TO DO:
Provide nothing but the number of lines containing the string "diagram".

EXERCISE DATA:
· · · ·
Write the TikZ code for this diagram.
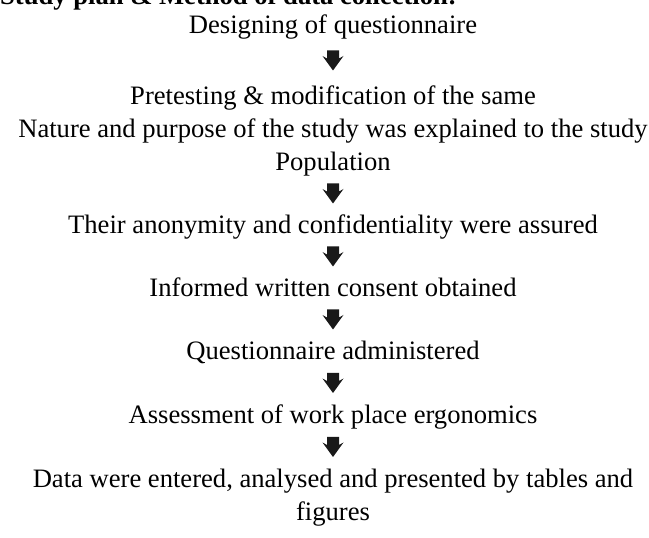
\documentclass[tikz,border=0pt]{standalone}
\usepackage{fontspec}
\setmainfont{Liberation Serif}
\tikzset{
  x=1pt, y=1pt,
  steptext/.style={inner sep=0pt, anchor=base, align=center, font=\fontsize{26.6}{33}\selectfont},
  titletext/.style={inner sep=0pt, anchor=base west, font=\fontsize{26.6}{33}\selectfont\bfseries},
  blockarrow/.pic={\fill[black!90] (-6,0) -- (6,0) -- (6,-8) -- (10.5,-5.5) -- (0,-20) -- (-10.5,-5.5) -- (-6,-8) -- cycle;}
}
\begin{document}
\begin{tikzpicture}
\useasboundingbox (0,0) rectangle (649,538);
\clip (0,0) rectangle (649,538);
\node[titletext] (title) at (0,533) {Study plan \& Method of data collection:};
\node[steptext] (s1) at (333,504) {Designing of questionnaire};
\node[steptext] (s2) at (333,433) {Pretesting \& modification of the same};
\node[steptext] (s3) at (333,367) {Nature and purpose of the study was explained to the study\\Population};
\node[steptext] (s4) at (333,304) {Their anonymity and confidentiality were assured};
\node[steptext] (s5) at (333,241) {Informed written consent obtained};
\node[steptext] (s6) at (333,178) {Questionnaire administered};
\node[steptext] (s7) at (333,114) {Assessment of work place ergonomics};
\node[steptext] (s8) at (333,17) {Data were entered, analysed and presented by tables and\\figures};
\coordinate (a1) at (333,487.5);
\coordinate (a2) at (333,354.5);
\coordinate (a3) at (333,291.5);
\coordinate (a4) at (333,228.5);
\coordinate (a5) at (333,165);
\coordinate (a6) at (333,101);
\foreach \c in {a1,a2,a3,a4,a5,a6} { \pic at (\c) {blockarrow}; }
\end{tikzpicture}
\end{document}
· · · ·
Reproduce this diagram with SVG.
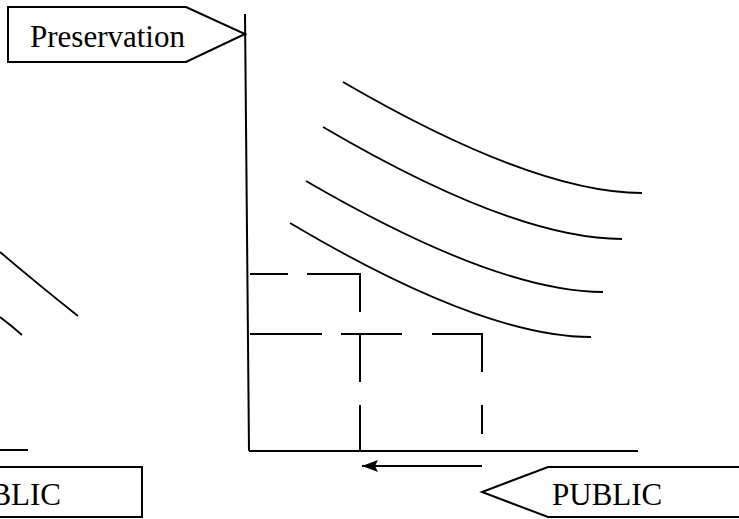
· · · ·
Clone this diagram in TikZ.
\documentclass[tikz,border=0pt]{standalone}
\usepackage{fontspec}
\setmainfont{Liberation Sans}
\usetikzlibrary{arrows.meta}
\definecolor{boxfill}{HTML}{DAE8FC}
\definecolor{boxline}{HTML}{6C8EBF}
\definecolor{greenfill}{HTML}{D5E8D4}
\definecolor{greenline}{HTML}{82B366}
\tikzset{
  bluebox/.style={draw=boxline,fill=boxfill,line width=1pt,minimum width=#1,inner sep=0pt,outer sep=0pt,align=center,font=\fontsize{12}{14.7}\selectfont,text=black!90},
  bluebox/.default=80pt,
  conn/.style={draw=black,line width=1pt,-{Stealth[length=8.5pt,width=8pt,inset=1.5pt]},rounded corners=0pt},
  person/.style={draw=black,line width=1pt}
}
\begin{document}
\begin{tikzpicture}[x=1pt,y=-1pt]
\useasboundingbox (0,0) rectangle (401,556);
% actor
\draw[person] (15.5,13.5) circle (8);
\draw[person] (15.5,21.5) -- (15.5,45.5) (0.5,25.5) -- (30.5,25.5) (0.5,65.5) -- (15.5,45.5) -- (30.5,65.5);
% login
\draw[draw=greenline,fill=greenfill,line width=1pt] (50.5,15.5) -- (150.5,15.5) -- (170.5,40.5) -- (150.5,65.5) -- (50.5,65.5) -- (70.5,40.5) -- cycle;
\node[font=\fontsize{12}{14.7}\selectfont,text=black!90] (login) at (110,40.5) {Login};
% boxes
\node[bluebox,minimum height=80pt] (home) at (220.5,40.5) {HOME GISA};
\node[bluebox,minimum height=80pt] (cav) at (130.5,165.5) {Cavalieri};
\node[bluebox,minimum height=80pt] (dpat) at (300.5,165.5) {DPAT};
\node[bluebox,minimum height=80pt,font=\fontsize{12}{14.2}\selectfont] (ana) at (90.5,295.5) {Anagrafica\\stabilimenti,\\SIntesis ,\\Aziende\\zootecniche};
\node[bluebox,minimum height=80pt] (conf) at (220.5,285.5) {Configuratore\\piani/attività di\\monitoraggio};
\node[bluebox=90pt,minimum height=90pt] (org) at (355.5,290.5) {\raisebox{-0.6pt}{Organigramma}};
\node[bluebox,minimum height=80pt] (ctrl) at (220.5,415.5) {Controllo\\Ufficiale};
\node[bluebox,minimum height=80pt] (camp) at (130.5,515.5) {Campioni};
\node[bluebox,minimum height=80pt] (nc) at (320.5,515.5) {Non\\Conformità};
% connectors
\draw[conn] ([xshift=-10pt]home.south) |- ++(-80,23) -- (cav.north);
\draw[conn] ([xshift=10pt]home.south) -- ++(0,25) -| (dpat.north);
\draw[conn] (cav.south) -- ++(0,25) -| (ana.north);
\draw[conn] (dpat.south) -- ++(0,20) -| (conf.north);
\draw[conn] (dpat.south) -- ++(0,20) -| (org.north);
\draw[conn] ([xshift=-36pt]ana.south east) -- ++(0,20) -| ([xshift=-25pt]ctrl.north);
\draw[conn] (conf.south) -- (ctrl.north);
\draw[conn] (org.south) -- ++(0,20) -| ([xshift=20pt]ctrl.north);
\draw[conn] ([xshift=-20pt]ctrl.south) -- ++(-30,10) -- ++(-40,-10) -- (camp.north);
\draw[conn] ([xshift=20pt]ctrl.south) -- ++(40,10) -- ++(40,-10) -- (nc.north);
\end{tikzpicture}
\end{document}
· · · ·
SOLUTION FOR THIS EXERCISE:
3